Robbie Devereux

Personal information
- Date of birth: 31 January 1971 (age 55)
- Place of birth: Great Cornard, England
- Position: Midfielder

Youth career
- Ipswich Town

Senior career*
- Years: Team / Apps / (Gls)
- 1989–1990: Colchester United / 2 / (0)
- 1990–1992: Cornard United
- 1992: Colchester United / 6 / (0)
- 1992–1996: Shelbourne
- 1996–1997: Dundalk
- 1998–2000: St Patrick's Athletic
- 2000: Southport / 7 / (0)
- 2000–2002: AFC Sudbury / 77 / (1)

= Robbie Devereux =

English footballer

Robbie Devereux (born 31 January 1971) is an English former professional footballer.

==Biography==
Born in Great Cornard, Devereux played for the Ipswich Town youth team, but was released by the club. He signed for Colchester United in 1989, but was released the following year after only two league appearances and dropped into non-League to sign for hometown club Cornard United.

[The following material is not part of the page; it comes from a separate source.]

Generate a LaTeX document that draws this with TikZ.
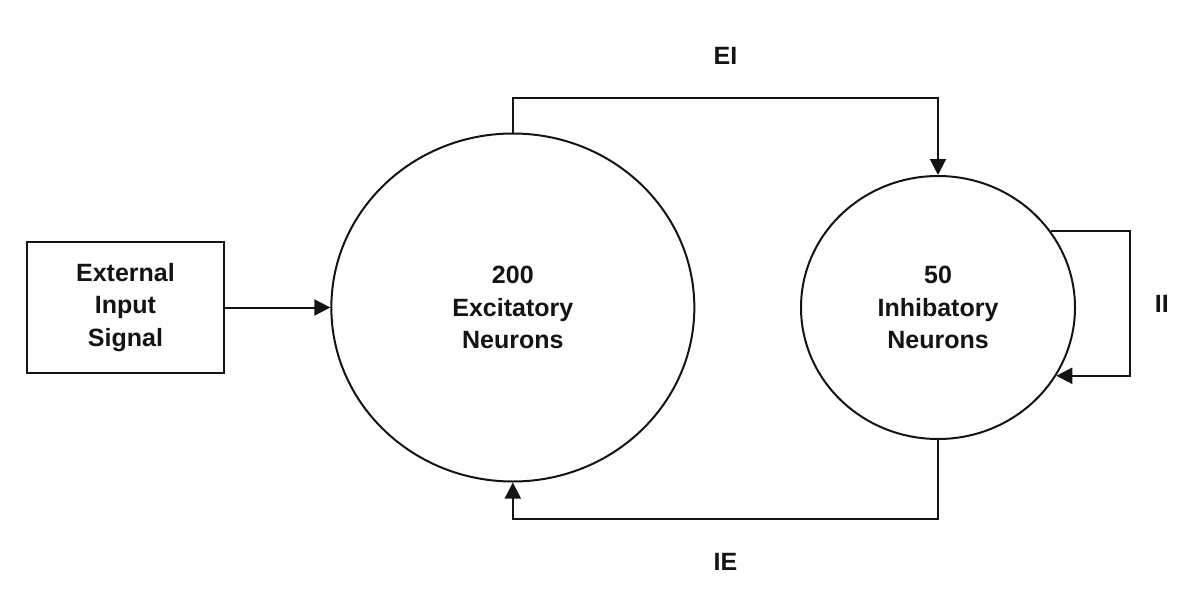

In 1992, he briefly returned to Colchester, making six appearances, before signing for Irish club Shelbourne. In Ireland, he also played for Dundalk and St Patrick's Athletic, before returning to England to play for Southport, making seven appearances in the Football Conference. After a trial at Dagenham & Redbridge, he also played for AFC Sudbury, where he ended his career after making 77 appearances for the club. He currently runs a roofing company in the Sudbury area.